Monday, August 6, 2007

The Face of a Stranger - Anne Perry


This was my first read by Anne Perry. I had heard of her before but I only got really curious after Rosario started posting about her books and making them sound so interesting.

His name, they tell him, is William Monk, and he is a London police detective. His mirror reflects a face that women would like, but from the way people respond to him when he returns to the force, he senses that he has been more feared than loved.

The case Monk is given is particularly sensational one: the brutal murder of Major the Honourable Joscelin Grey, Crimean war hero and a popular man about town, in his rooms in fashionable Mecklenburg Square. It’s an assignment to make or break an investigator, for the exalted status of the victim puts any representative of the police in the precarious position of having to pry into a noble family’s secrets – and one made all the more difficult by the fact that Monk’s lost all his professional skills along with everything else. Suspecting that his superior, the wily Runcorn, hopes he will fail, he returns to a world where he cannot distinguish friend from foe, where he must grasp desperately for any clue to his own past and to the identity of the killer.

Slowly the darkness begins to lighten, as he recognizes traces of his forgotten life. The gentle beauty of a woman who seems to know him. The dangerous informers he tracks down in the city’s unsavory rookeries. The growing hostility from the dead man’s aristocratic family. The revulsion he feels when he enters the dead man’s rooms. And each new revelation lead’s Monk step by terrifying step to the answers he seeks but dreads to find.


The premise seemed a really interesting one, a man with amnesia tries to reconstruct his life and what he was without admitting to coworkers and family that he has lost his memory. Added to that is the fact that he is a police officer and is put in charge of a murder investigation as soon as he goes back to work.

It is as interesting to see Monk's investigation and it's development as it is to get to know him and his doubts about who he was before the accident. So there's quite a bit of introspection and self analisys in this book that I found very appealing as he tries to found out who he was by other people reactions.

The mystery is very well plotted and written. I would never have guessed what was behind it nor the murderer's motives. Rather than a general reason the murder is very much connected to the period of the time and Perry really brings to life that reality. It's fascinating to follow Monk through his investigation and uncover the clues that keep him, and us, guessing at the murder.

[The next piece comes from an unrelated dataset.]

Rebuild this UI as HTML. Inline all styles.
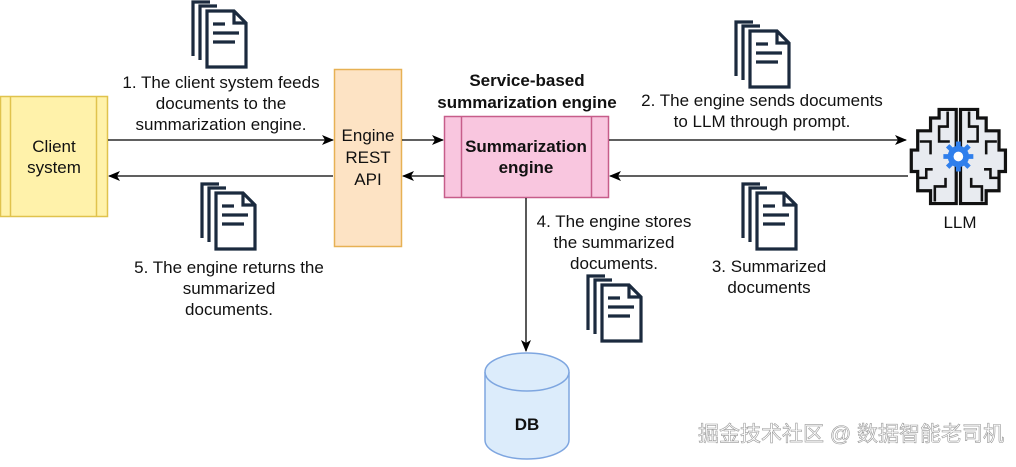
<!DOCTYPE html>
<html><head><meta charset="utf-8"><style>
body{margin:0;background:#fff;width:1016px;height:462px;overflow:hidden}
svg text{font-family:"Liberation Sans",Arial,sans-serif;font-size:17px;fill:#111}
</style></head><body>
<svg width="1016" height="462" viewBox="0 0 1016 462" xmlns="http://www.w3.org/2000/svg">
<defs>
<symbol id="doc" viewBox="0 0 58 70" width="58" height="70">
<g fill="none" stroke="#1b2a3e" stroke-width="3.2">
<path d="M3,56 V2 H20"/>
<path d="M10,60 V6 H27"/>
<path d="M17,11 H44 L56,23 V67 H17 Z" fill="#fff"/>
<path d="M44,11 V23 H56"/>
<path d="M23,24 H35 M23,33 H49 M23,42 H45"/>
</g>
</symbol>
<marker id="ar" markerWidth="12" markerHeight="10" refX="11" refY="5" orient="auto" markerUnits="userSpaceOnUse">
<path d="M0,0 L12,5 L0,10 L3,5 Z" fill="#000"/>
</marker>
</defs>

<use href="#doc" x="190" y="0"/>
<use href="#doc" x="733" y="20"/>
<use href="#doc" x="199" y="182"/>
<use href="#doc" x="740" y="182"/>
<use href="#doc" x="585" y="274"/>

<rect x="0.5" y="96.5" width="107" height="120" fill="#fff2aa" stroke="#e0c34d" stroke-width="1.5"/>
<line x1="10.5" y1="96" x2="10.5" y2="217" stroke="#e0c34d" stroke-width="1.5"/>
<line x1="96.5" y1="96" x2="96.5" y2="217" stroke="#e0c34d" stroke-width="1.5"/>
<text x="54" y="152" text-anchor="middle">Client</text>
<text x="54" y="173" text-anchor="middle">system</text>

<rect x="334.5" y="69.5" width="67" height="177" fill="#fde3c4" stroke="#e7b154" stroke-width="1.5"/>
<text x="368" y="141" text-anchor="middle">Engine</text>
<text x="368" y="163" text-anchor="middle">REST</text>
<text x="368" y="185" text-anchor="middle">API</text>

<text x="527" y="86" text-anchor="middle" font-weight="bold">Service-based</text>
<text x="527" y="108" text-anchor="middle" font-weight="bold">summarization engine</text>
<rect x="444.5" y="116.5" width="164" height="81" fill="#f9c6df" stroke="#c75d8a" stroke-width="1.5"/>
<line x1="461.5" y1="116" x2="461.5" y2="198" stroke="#c75d8a" stroke-width="1.5"/>
<line x1="591.5" y1="116" x2="591.5" y2="198" stroke="#c75d8a" stroke-width="1.5"/>
<text x="526" y="152" text-anchor="middle" font-weight="bold">Summarization</text>
<text x="526" y="173" text-anchor="middle" font-weight="bold">engine</text>

<g stroke="#000" stroke-width="1.3" fill="none">
<line x1="108" y1="140" x2="333" y2="140" marker-end="url(#ar)"/>
<line x1="333" y1="176" x2="109" y2="176" marker-end="url(#ar)"/>
<line x1="402" y1="140" x2="443" y2="140" marker-end="url(#ar)"/>
<line x1="444" y1="176" x2="403" y2="176" marker-end="url(#ar)"/>
<line x1="609" y1="140" x2="906" y2="140" marker-end="url(#ar)"/>
<line x1="908" y1="176" x2="610" y2="176" marker-end="url(#ar)"/>
<line x1="526" y1="198" x2="526" y2="351" marker-end="url(#ar)"/>
</g>

<text x="221" y="88" text-anchor="middle">1. The client system feeds</text>
<text x="221" y="109" text-anchor="middle">documents to the</text>
<text x="221" y="130" text-anchor="middle">summarization engine.</text>
<text x="762" y="106" text-anchor="middle">2. The engine sends documents</text>
<text x="762" y="127" text-anchor="middle">to LLM through prompt.</text>
<text x="614" y="227" text-anchor="middle">4. The engine stores</text>
<text x="614" y="248" text-anchor="middle">the summarized</text>
<text x="614" y="269" text-anchor="middle">documents.</text>
<text x="769" y="272" text-anchor="middle">3. Summarized</text>
<text x="769" y="293" text-anchor="middle">documents</text>
<text x="229" y="273" text-anchor="middle">5. The engine returns the</text>
<text x="229" y="294" text-anchor="middle">summarized</text>
<text x="229" y="315" text-anchor="middle">documents.</text>

<path d="M485,372 V440 A42,19 0 0 0 569,440 V372" fill="#dcecfb" stroke="#7ea6e0" stroke-width="1.5"/>
<ellipse cx="527" cy="372" rx="42" ry="19" fill="#dcecfb" stroke="#7ea6e0" stroke-width="1.5"/>
<text x="527" y="430" text-anchor="middle" font-weight="bold">DB</text>

<g transform="translate(907,103) scale(1.07)">
<path d="M46,6 H30 V14 H22 V26 H10 V44 H4 V64 H10 V82 H22 V94 H46 Z" fill="#e8ebf0" stroke="#111" stroke-width="3"/>
<path d="M50,6 H66 V14 H74 V26 H86 V44 H92 V64 H86 V82 H74 V94 H50 Z" fill="#e8ebf0" stroke="#111" stroke-width="3"/>
<g fill="none" stroke="#111" stroke-width="2.4">
<path d="M38,8 V22 H30 V36 H40"/><path d="M58,8 V22 H66 V36 H56"/>
<path d="M12,36 H22 V48"/><path d="M84,36 H74 V48"/>
<path d="M10,70 H18 V62 H24"/><path d="M86,70 H78 V62 H72"/>
<path d="M26,92 V78 H36 V70"/><path d="M70,92 V78 H60 V70"/>
</g>
<circle cx="48" cy="50" r="10" fill="#2f7fec"/>
<g stroke="#2f7fec" stroke-width="4.5"><line x1="48" y1="36" x2="48" y2="64"/><line x1="34" y1="50" x2="62" y2="50"/><line x1="38" y1="40" x2="58" y2="60"/><line x1="58" y1="40" x2="38" y2="60"/></g>
<circle cx="48" cy="50" r="4.5" fill="#fff"/>
</g>
<text x="960" y="228" text-anchor="middle">LLM</text>

<text x="1004" y="441" text-anchor="end" style="font-family:'Liberation Sans','Noto Sans CJK SC',sans-serif;font-size:21px;fill:#fff;stroke:#999;stroke-width:0.6">掘金技术社区 @ 数据智能老司机</text>
</svg>
</body></html>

Another thing I greatly enjoyed was the set of secondary characters, especially Hester and Evans. I'm looking forward to start the next book in the series to see what awaits them in the future.

1 comment:

  1. Anne Perry is one of my favorite authors. I've read most of the Monk series, but only a few of the Pitt. One of my favorite series of Perry's is her WWI. There are only 4 books and I have book 4 waiting for me on the shelf. Can't wait to get to it. Good review.